Food-safety measure ‘inevitable,’ expert saysA bill that broadens the Food and Drug Administration’s oversight over food safety, including the power to force recalls of tainted products, was an inevitable outgrowth of consumer demand and will benefit consumers and the food industry, a North Dakota State University professor said Tuesday.
By: Helmut Schmidt, INFORUM
A bill that broadens the Food and Drug Administration’s oversight over food safety, including the power to force recalls of tainted products, was an inevitable outgrowth of consumer demand and will benefit consumers and the food industry, a North Dakota State University professor said Tuesday.
“I think there’s going to be major pluses for our food industry. This is a direction that our food industry has been moving for some years,” said David Saxowsky, who teaches agribusiness and applied economics.
“I think the major plus is that we’re recognizing that the entire food industry has to be thinking about concerns of food safety,” Saxowsky said.
The Food Safety Modernization Act, signed into law Tuesday by President Barack Obama, is considered a major overhaul to the U.S. food-safety system.
It gives the FDA the authority to mandate recalls and to require more inspections of food-processing facilities and large farming operations.
Large farms and manufacturers must have food-safety plans, and the law requires inspections for foreign producers, too.
Small farms making $500,000 or less in a year are exempt from the rules.
The law was spurred by serious outbreaks of E. coli and salmonella poisoning in eggs, peanuts and produce in recent years.
“I think eventually it’s going to lead to an even safer food supply,” said Julie Garden-Robinson, a food and nutrition specialist with NDSU’s Extension Service.
The Centers for Disease Control reports that food-borne illnesses sicken
76 million Americans a year, with 325,000 hospitalizations and 5,000 deaths.
The cost of those illnesses is $152 billion a year, according to a report released by the Produce Safety Project, an initiative of the Pew Charitable Trusts at Georgetown University.
Cass County Extension Agent John Kringler said he hasn’t heard many comments on the law.
Getting funding for the law – $1.4 billion over the next five years – may be a battle in itself.
Some Republicans, such as Rep. Jack Kingston, R-Ga., a fiscal conservative who hopes to become chairman of the House Appropriations Committee, says that’s too much in a time of austerity and that the FDA is already doing a good job.
The new law:
- Requires larger farms and food manufacturers to prepare detailed food-safety plans to tell the FDA how they are working to keep food safe throughout production.

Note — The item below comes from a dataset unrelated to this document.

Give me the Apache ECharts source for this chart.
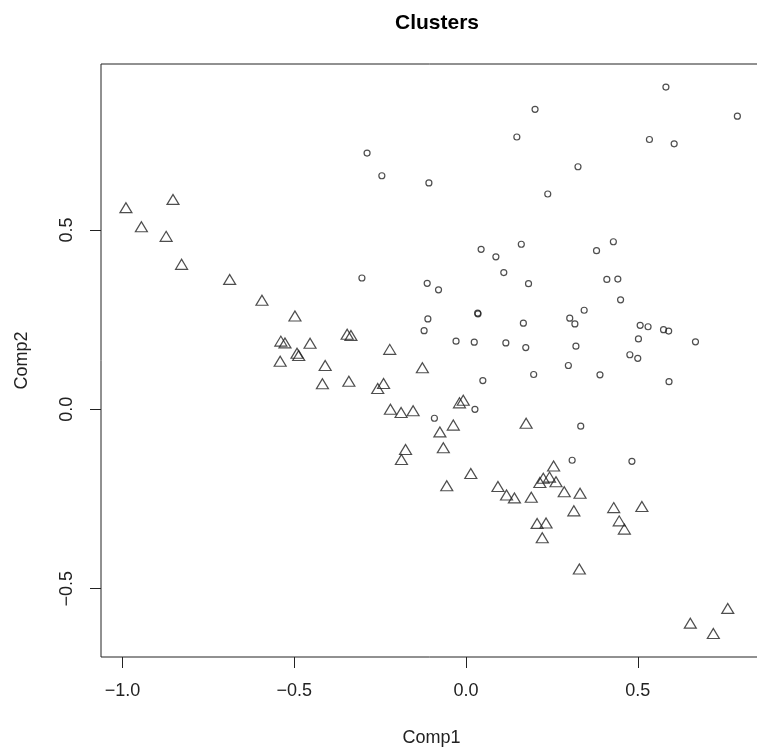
<!DOCTYPE html>
<html>
<head>
<meta charset="utf-8">
<script src="https://cdn.jsdelivr.net/npm/echarts@6/dist/echarts.min.js"></script>
<style>
  html, body { margin: 0; padding: 0; background: #fff; }
  #chart { width: 757px; height: 754px; }
</style>
</head>
<body>
<div id="chart"></div>
<script>
// Cluster 1 (open circles): Comp1 / Comp2 scores
const circleComp1 = [
  -0.288, -0.245, -0.303, -0.113, -0.122, 0.582, 0.201, 0.790, 0.148, 0.534,
  0.606, 0.326, -0.108, 0.238, 0.044, 0.087, 0.161, 0.429, 0.380, 0.110,
  -0.080, 0.182, 0.410, 0.442, 0.450, -0.111, 0.034, 0.035, 0.344, 0.302,
  0.317, 0.167, 0.507, 0.530, 0.575, 0.590, 0.502, -0.029, 0.024, 0.116,
  0.174, 0.320, 0.668, 0.477, 0.500, 0.298, 0.197, 0.390, 0.591, 0.049,
  0.026, -0.092, 0.334, 0.309, 0.483
];
const circleComp2 = [
  0.714, 0.651, 0.366, 0.351, 0.219, 0.898, 0.836, 0.817, 0.759, 0.752,
  0.740, 0.676, 0.631, 0.600, 0.446, 0.425, 0.460, 0.467, 0.442, 0.381,
  0.333, 0.350, 0.362, 0.363, 0.305, 0.252, 0.268, 0.266, 0.276, 0.254,
  0.238, 0.240, 0.234, 0.230, 0.222, 0.218, 0.196, 0.190, 0.187, 0.185,
  0.172, 0.176, 0.188, 0.152, 0.142, 0.122, 0.097, 0.096, 0.077, 0.080,
  0.000, -0.025, -0.047, -0.142, -0.145
];

// Cluster 2 (open triangles): Comp1 / Comp2 scores
const triangleComp1 = [
  -0.990, -0.853, -0.945, -0.873, -0.828, -0.688, -0.594, -0.498, -0.346, -0.335,
  -0.539, -0.527, -0.454, -0.222, -0.492, -0.487, -0.541, -0.410, -0.127, -0.418,
  -0.341, -0.257, -0.240, -0.220, -0.189, -0.154, -0.176, -0.188, -0.019, -0.008,
  -0.037, -0.076, 0.175, -0.066, 0.014, -0.056, 0.093, 0.118, 0.141, 0.190,
  0.255, 0.225, 0.215, 0.243, 0.262, 0.286, 0.332, 0.314, 0.430, 0.512,
  0.446, 0.461, 0.207, 0.233, 0.222, 0.330, 0.762, 0.653, 0.720
];
const triangleComp2 = [
  0.562, 0.585, 0.509, 0.482, 0.404, 0.362, 0.304, 0.260, 0.209, 0.206,
  0.190, 0.185, 0.184, 0.167, 0.156, 0.150, 0.134, 0.122, 0.116, 0.071,
  0.078, 0.058, 0.072, 0.000, -0.009, -0.004, -0.112, -0.140, 0.018, 0.025,
  -0.044, -0.063, -0.039, -0.107, -0.179, -0.213, -0.215, -0.239, -0.247, -0.245,
  -0.158, -0.192, -0.204, -0.189, -0.202, -0.230, -0.234, -0.283, -0.274, -0.271,
  -0.311, -0.334, -0.318, -0.317, -0.358, -0.445, -0.555, -0.596, -0.625
];

// Tick values on each axis
const xTicks = [-1.0, -0.5, 0.0, 0.5];
const yTicks = [-0.5, 0.0, 0.5];

const zip = (xs, ys) => xs.map((x, i) => [x, ys[i]]);
const fmt = v => v.toFixed(1).replace('-', '\u2212');

const FONT = '"Liberation Sans", Arial, Helvetica, sans-serif';
const INK = '#222';

const hollow = {
  color: 'rgba(0,0,0,0)',
  borderColor: INK,
  borderWidth: 1.2
};

const chart = echarts.init(document.getElementById('chart'), null, { renderer: 'canvas' });

chart.setOption({
  animation: false,
  backgroundColor: '#fff',
  title: {
    text: 'Clusters',
    left: 432,
    top: 8,
    textAlign: 'center',
    textStyle: { fontFamily: FONT, fontWeight: 'bold', fontSize: 21, color: '#000' }
  },
  grid: {
    left: 101,
    top: 64,
    width: 661,
    height: 593,
    containLabel: false,
    outerBoundsMode: 'none',
    show: true,
    borderColor: INK,
    borderWidth: 1,
    backgroundColor: 'transparent'
  },
  xAxis: {
    type: 'value',
    min: -1.0626,
    max: 0.8617,
    name: 'Comp1',
    nameLocation: 'middle',
    nameGap: 72,
    nameTextStyle: { fontFamily: FONT, fontSize: 18, color: '#222' },
    splitLine: { show: false },
    axisLine: { show: false, onZero: false },
    axisTick: {
      show: true, inside: false, length: 11,
      customValues: xTicks,
      lineStyle: { color: INK, width: 1 }
    },
    axisLabel: {
      customValues: xTicks,
      formatter: fmt,
      margin: 25,
      fontFamily: FONT,
      fontSize: 18,
      color: '#222'
    }
  },
  yAxis: {
    type: 'value',
    min: -0.6904,
    max: 0.9624,
    name: 'Comp2',
    nameLocation: 'middle',
    nameGap: 70,
    nameRotate: 90,
    nameTextStyle: { fontFamily: FONT, fontSize: 18, color: '#222' },
    splitLine: { show: false },
    axisLine: { show: false, onZero: false },
    axisTick: {
      show: true, inside: false, length: 11,
      customValues: yTicks,
      lineStyle: { color: INK, width: 1 }
    },
    axisLabel: {
      customValues: yTicks,
      formatter: fmt,
      rotate: 90,
      margin: 25,
      fontFamily: FONT,
      fontSize: 18,
      color: '#222'
    }
  },
  series: [
    {
      name: 'cluster 1',
      type: 'scatter',
      symbol: 'circle',
      symbolSize: 6,
      itemStyle: hollow,
      emphasis: { disabled: true },
      data: zip(circleComp1, circleComp2)
    },
    {
      name: 'cluster 2',
      type: 'scatter',
      symbol: 'triangle',
      symbolSize: [12, 10],
      itemStyle: hollow,
      emphasis: { disabled: true },
      data: zip(triangleComp1, triangleComp2)
    }
  ]
});
</script>
</body>
</html>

- Gives the FDA the authority to order food recalls. In the past, it could only negotiate voluntary recalls.
- Requires the FDA to develop new safety rules for producers of the highest-risk fruits and vegetables.
- Requires farms and processors to keep records to help the government trace recalled foods.
- Increases inspections of domestic and foreign food facilities.
Saxowsky anticipates food chain regulation to include grain and livestock producers in the next decade or two.
“This was inevitable that consumers would expect to know more” about the food they consume, he said.